-- Begin Information supplied --
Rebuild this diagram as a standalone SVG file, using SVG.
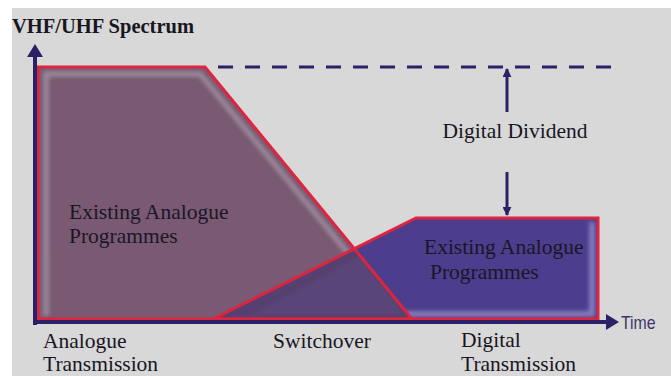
<svg xmlns="http://www.w3.org/2000/svg" width="671" height="376" viewBox="0 0 671 376">
  <defs>
    <style>
      .lbl { font-family: "Liberation Serif", "Times New Roman", serif; font-size: 21.5px; fill: #18161e; }
      .inner { font-family: "Liberation Serif", "Times New Roman", serif; font-size: 21.5px; fill: #1a1628; }
      .axis { stroke: #2b2166; stroke-width: 4; fill: none; }
      .edge { stroke: #dd2540; stroke-width: 3; fill: none; stroke-linejoin: miter; }
      .dd { stroke: #2b2166; stroke-width: 3; fill: none; }
    </style>
    <filter id="soft" x="-10%" y="-10%" width="120%" height="120%">
      <feGaussianBlur stdDeviation="2.2"/>
    </filter>
    <clipPath id="clipAnalogue">
      <polygon points="38,67 205,67 412,319 38,319"/>
    </clipPath>
    <clipPath id="clipDigital">
      <polygon points="213,319 416,218 598,218 598,319"/>
    </clipPath>
    <marker id="headSmall" viewBox="0 0 10 10" refX="9" refY="5" markerWidth="3" markerHeight="3" orient="auto">
      <path d="M0,0 L10,5 L0,10 Z" fill="#2b2166"/>
    </marker>
  </defs>

  <!-- page -->
  <rect x="0" y="0" width="671" height="376" fill="#ffffff"/>
  <rect x="12" y="8" width="659" height="368" fill="#d8d8d9"/>

  <!-- digital band -->
  <g id="digital">
    <polygon points="213,319 416,218 598,218 598,319" fill="#4c3e8c"/>
    <g clip-path="url(#clipDigital)">
      <polyline points="592,222 592,314 230,314" stroke="#8f86c2" stroke-width="5" fill="none" filter="url(#soft)"/>
      <line x1="420" y1="224" x2="592" y2="224" stroke="#6a5ea8" stroke-width="4" filter="url(#soft)"/>
    </g>
  </g>

  <!-- analogue band -->
  <g id="analogue">
    <polygon points="38,67 205,67 412,319 38,319" fill="#795a72"/>
    <g clip-path="url(#clipAnalogue)">
      <polyline points="46,316 46,74 200,74 400,316" stroke="#a596a6" stroke-width="5" fill="none" filter="url(#soft)" opacity="0.85"/>
    </g>
    <!-- overlap of the two bands -->
    <polygon points="213,319 355,249 412,319" fill="#56406f"/>
    <polygon points="360,256 395,300 405,316 250,316" fill="#5e4c82" opacity="0.5" filter="url(#soft)"/>
  </g>

  <!-- outlines -->
  <g id="outlines">
    <polygon class="edge" points="38,67 205,67 412,319 38,319"/>
    <polygon class="edge" points="213,319 416,218 598,218 598,319"/>
  </g>

  <!-- axes and dividend markers -->
  <g id="connectors">
    <line class="axis" x1="35" y1="325" x2="35" y2="54"/>
    <polygon points="35,44 27,57 43,57" fill="#2b2166"/>
    <line class="axis" x1="33" y1="322" x2="608" y2="322"/>
    <polygon points="619,322 606,314 606,330" fill="#2b2166"/>
    <line class="dd" x1="218" y1="67" x2="620" y2="67" stroke-width="4" stroke-dasharray="15 12"/>
    <line class="dd" x1="507" y1="112" x2="507" y2="69" marker-end="url(#headSmall)"/>
    <line class="dd" x1="507" y1="172" x2="507" y2="215" marker-end="url(#headSmall)"/>
  </g>

  <!-- labels -->
  <g id="title">
    <text x="12" y="33" class="lbl" style="font-weight:bold; font-size:20.5px">VHF/UHF Spectrum</text>
  </g>
  <g id="dividend">
    <text x="515" y="138" class="lbl" text-anchor="middle">Digital Dividend</text>
  </g>
  <g id="analogue-text">
    <text x="69" y="219" class="inner">Existing Analogue</text>
    <text x="69" y="243" class="inner">Programmes</text>
  </g>
  <g id="digital-text">
    <text x="424" y="254" class="inner">Existing Analogue</text>
    <text x="430" y="279" class="inner">Programmes</text>
  </g>
  <g id="phase-analogue">
    <text x="43" y="348" class="lbl">Analogue</text>
    <text x="43" y="371" class="lbl">Transmission</text>
  </g>
  <g id="phase-switchover">
    <text x="273" y="348" class="lbl">Switchover</text>
  </g>
  <g id="phase-digital">
    <text x="461" y="347" class="lbl">Digital</text>
    <text x="461" y="371" class="lbl">Transmission</text>
  </g>
  <g id="time-label">
    <text x="621" y="329" style="font-family:'Liberation Sans', Arial, sans-serif; font-size:18px; fill:#3b3566" transform="translate(621 0) scale(0.88 1) translate(-621 0)">Time</text>
  </g>
</svg>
-- End Information supplied --
**Aim**
Give back every line exactly as it stands, pictures excluded.

**Full response**
Rebuild this diagram as a standalone SVG file, using SVG.
<svg xmlns="http://www.w3.org/2000/svg" width="671" height="376" viewBox="0 0 671 376">
  <defs>
    <style>
      .lbl { font-family: "Liberation Serif", "Times New Roman", serif; font-size: 21.5px; fill: #18161e; }
      .inner { font-family: "Liberation Serif", "Times New Roman", serif; font-size: 21.5px; fill: #1a1628; }
      .axis { stroke: #2b2166; stroke-width: 4; fill: none; }
      .edge { stroke: #dd2540; stroke-width: 3; fill: none; stroke-linejoin: miter; }
      .dd { stroke: #2b2166; stroke-width: 3; fill: none; }
    </style>
    <filter id="soft" x="-10%" y="-10%" width="120%" height="120%">
      <feGaussianBlur stdDeviation="2.2"/>
    </filter>
    <clipPath id="clipAnalogue">
      <polygon points="38,67 205,67 412,319 38,319"/>
    </clipPath>
    <clipPath id="clipDigital">
      <polygon points="213,319 416,218 598,218 598,319"/>
    </clipPath>
    <marker id="headSmall" viewBox="0 0 10 10" refX="9" refY="5" markerWidth="3" markerHeight="3" orient="auto">
      <path d="M0,0 L10,5 L0,10 Z" fill="#2b2166"/>
    </marker>
  </defs>

  <!-- page -->
  <rect x="0" y="0" width="671" height="376" fill="#ffffff"/>
  <rect x="12" y="8" width="659" height="368" fill="#d8d8d9"/>

  <!-- digital band -->
  <g id="digital">
    <polygon points="213,319 416,218 598,218 598,319" fill="#4c3e8c"/>
    <g clip-path="url(#clipDigital)">
      <polyline points="592,222 592,314 230,314" stroke="#8f86c2" stroke-width="5" fill="none" filter="url(#soft)"/>
      <line x1="420" y1="224" x2="592" y2="224" stroke="#6a5ea8" stroke-width="4" filter="url(#soft)"/>
    </g>
  </g>

  <!-- analogue band -->
  <g id="analogue">
    <polygon points="38,67 205,67 412,319 38,319" fill="#795a72"/>
    <g clip-path="url(#clipAnalogue)">
      <polyline points="46,316 46,74 200,74 400,316" stroke="#a596a6" stroke-width="5" fill="none" filter="url(#soft)" opacity="0.85"/>
    </g>
    <!-- overlap of the two bands -->
    <polygon points="213,319 355,249 412,319" fill="#56406f"/>
    <polygon points="360,256 395,300 405,316 250,316" fill="#5e4c82" opacity="0.5" filter="url(#soft)"/>
  </g>

  <!-- outlines -->
  <g id="outlines">
    <polygon class="edge" points="38,67 205,67 412,319 38,319"/>
    <polygon class="edge" points="213,319 416,218 598,218 598,319"/>
  </g>

  <!-- axes and dividend markers -->
  <g id="connectors">
    <line class="axis" x1="35" y1="325" x2="35" y2="54"/>
    <polygon points="35,44 27,57 43,57" fill="#2b2166"/>
    <line class="axis" x1="33" y1="322" x2="608" y2="322"/>
    <polygon points="619,322 606,314 606,330" fill="#2b2166"/>
    <line class="dd" x1="218" y1="67" x2="620" y2="67" stroke-width="4" stroke-dasharray="15 12"/>
    <line class="dd" x1="507" y1="112" x2="507" y2="69" marker-end="url(#headSmall)"/>
    <line class="dd" x1="507" y1="172" x2="507" y2="215" marker-end="url(#headSmall)"/>
  </g>

  <!-- labels -->
  <g id="title">
    <text x="12" y="33" class="lbl" style="font-weight:bold; font-size:20.5px">VHF/UHF Spectrum</text>
  </g>
  <g id="dividend">
    <text x="515" y="138" class="lbl" text-anchor="middle">Digital Dividend</text>
  </g>
  <g id="analogue-text">
    <text x="69" y="219" class="inner">Existing Analogue</text>
    <text x="69" y="243" class="inner">Programmes</text>
  </g>
  <g id="digital-text">
    <text x="424" y="254" class="inner">Existing Analogue</text>
    <text x="430" y="279" class="inner">Programmes</text>
  </g>
  <g id="phase-analogue">
    <text x="43" y="348" class="lbl">Analogue</text>
    <text x="43" y="371" class="lbl">Transmission</text>
  </g>
  <g id="phase-switchover">
    <text x="273" y="348" class="lbl">Switchover</text>
  </g>
  <g id="phase-digital">
    <text x="461" y="347" class="lbl">Digital</text>
    <text x="461" y="371" class="lbl">Transmission</text>
  </g>
  <g id="time-label">
    <text x="621" y="329" style="font-family:'Liberation Sans', Arial, sans-serif; font-size:18px; fill:#3b3566" transform="translate(621 0) scale(0.88 1) translate(-621 0)">Time</text>
  </g>
</svg>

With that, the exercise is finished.